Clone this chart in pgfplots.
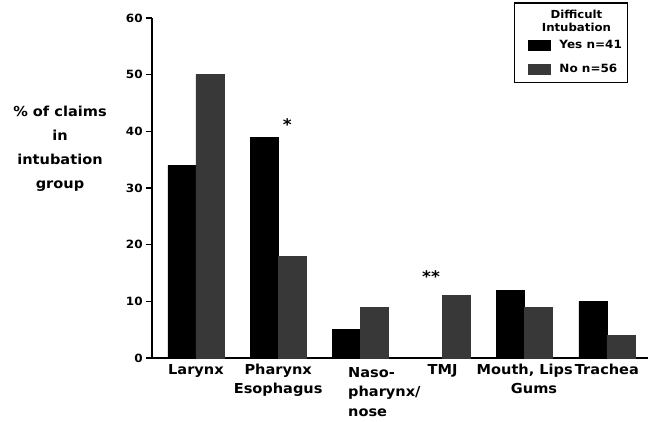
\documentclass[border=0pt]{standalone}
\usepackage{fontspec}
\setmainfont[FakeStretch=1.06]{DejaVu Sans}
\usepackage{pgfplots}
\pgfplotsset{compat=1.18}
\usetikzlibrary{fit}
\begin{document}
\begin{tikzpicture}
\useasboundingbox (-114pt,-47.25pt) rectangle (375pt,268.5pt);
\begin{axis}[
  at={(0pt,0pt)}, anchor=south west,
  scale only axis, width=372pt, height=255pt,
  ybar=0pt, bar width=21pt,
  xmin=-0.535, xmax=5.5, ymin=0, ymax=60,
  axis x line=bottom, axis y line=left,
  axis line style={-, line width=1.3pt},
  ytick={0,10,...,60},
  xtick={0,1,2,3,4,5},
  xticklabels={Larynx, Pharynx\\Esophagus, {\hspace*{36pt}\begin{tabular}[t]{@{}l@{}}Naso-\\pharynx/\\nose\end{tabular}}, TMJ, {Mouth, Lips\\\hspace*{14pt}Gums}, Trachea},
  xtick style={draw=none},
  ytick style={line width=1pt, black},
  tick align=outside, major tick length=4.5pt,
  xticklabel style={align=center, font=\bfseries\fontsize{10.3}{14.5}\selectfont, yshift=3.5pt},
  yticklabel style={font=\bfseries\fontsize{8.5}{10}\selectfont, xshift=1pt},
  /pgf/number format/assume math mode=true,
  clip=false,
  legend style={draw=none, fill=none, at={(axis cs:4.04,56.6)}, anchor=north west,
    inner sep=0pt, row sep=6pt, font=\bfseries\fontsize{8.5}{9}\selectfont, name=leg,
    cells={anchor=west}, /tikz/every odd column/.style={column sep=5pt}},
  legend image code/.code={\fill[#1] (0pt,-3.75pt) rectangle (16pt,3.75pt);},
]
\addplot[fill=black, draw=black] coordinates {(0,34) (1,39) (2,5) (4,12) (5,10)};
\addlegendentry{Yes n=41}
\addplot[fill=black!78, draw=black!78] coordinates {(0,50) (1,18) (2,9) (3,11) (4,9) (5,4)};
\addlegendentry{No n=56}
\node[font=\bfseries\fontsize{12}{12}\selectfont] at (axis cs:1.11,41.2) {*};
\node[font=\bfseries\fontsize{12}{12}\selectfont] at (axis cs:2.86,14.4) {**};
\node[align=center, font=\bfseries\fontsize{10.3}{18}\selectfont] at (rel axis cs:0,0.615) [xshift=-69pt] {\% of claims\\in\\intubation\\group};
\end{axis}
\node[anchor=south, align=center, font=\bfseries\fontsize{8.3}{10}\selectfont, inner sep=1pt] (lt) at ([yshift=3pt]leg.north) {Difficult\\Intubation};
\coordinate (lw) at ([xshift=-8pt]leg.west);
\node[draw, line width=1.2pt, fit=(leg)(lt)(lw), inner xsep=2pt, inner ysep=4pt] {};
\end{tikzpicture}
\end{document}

Your goal
Copy the whole of the material above exactly, but not its images.

Completed exercise
Clone this chart in pgfplots.
\documentclass[border=0pt]{standalone}
\usepackage{fontspec}
\setmainfont[FakeStretch=1.06]{DejaVu Sans}
\usepackage{pgfplots}
\pgfplotsset{compat=1.18}
\usetikzlibrary{fit}
\begin{document}
\begin{tikzpicture}
\useasboundingbox (-114pt,-47.25pt) rectangle (375pt,268.5pt);
\begin{axis}[
  at={(0pt,0pt)}, anchor=south west,
  scale only axis, width=372pt, height=255pt,
  ybar=0pt, bar width=21pt,
  xmin=-0.535, xmax=5.5, ymin=0, ymax=60,
  axis x line=bottom, axis y line=left,
  axis line style={-, line width=1.3pt},
  ytick={0,10,...,60},
  xtick={0,1,2,3,4,5},
  xticklabels={Larynx, Pharynx\\Esophagus, {\hspace*{36pt}\begin{tabular}[t]{@{}l@{}}Naso-\\pharynx/\\nose\end{tabular}}, TMJ, {Mouth, Lips\\\hspace*{14pt}Gums}, Trachea},
  xtick style={draw=none},
  ytick style={line width=1pt, black},
  tick align=outside, major tick length=4.5pt,
  xticklabel style={align=center, font=\bfseries\fontsize{10.3}{14.5}\selectfont, yshift=3.5pt},
  yticklabel style={font=\bfseries\fontsize{8.5}{10}\selectfont, xshift=1pt},
  /pgf/number format/assume math mode=true,
  clip=false,
  legend style={draw=none, fill=none, at={(axis cs:4.04,56.6)}, anchor=north west,
    inner sep=0pt, row sep=6pt, font=\bfseries\fontsize{8.5}{9}\selectfont, name=leg,
    cells={anchor=west}, /tikz/every odd column/.style={column sep=5pt}},
  legend image code/.code={\fill[#1] (0pt,-3.75pt) rectangle (16pt,3.75pt);},
]
\addplot[fill=black, draw=black] coordinates {(0,34) (1,39) (2,5) (4,12) (5,10)};
\addlegendentry{Yes n=41}
\addplot[fill=black!78, draw=black!78] coordinates {(0,50) (1,18) (2,9) (3,11) (4,9) (5,4)};
\addlegendentry{No n=56}
\node[font=\bfseries\fontsize{12}{12}\selectfont] at (axis cs:1.11,41.2) {*};
\node[font=\bfseries\fontsize{12}{12}\selectfont] at (axis cs:2.86,14.4) {**};
\node[align=center, font=\bfseries\fontsize{10.3}{18}\selectfont] at (rel axis cs:0,0.615) [xshift=-69pt] {\% of claims\\in\\intubation\\group};
\end{axis}
\node[anchor=south, align=center, font=\bfseries\fontsize{8.3}{10}\selectfont, inner sep=1pt] (lt) at ([yshift=3pt]leg.north) {Difficult\\Intubation};
\coordinate (lw) at ([xshift=-8pt]leg.west);
\node[draw, line width=1.2pt, fit=(leg)(lt)(lw), inner xsep=2pt, inner ysep=4pt] {};
\end{tikzpicture}
\end{document}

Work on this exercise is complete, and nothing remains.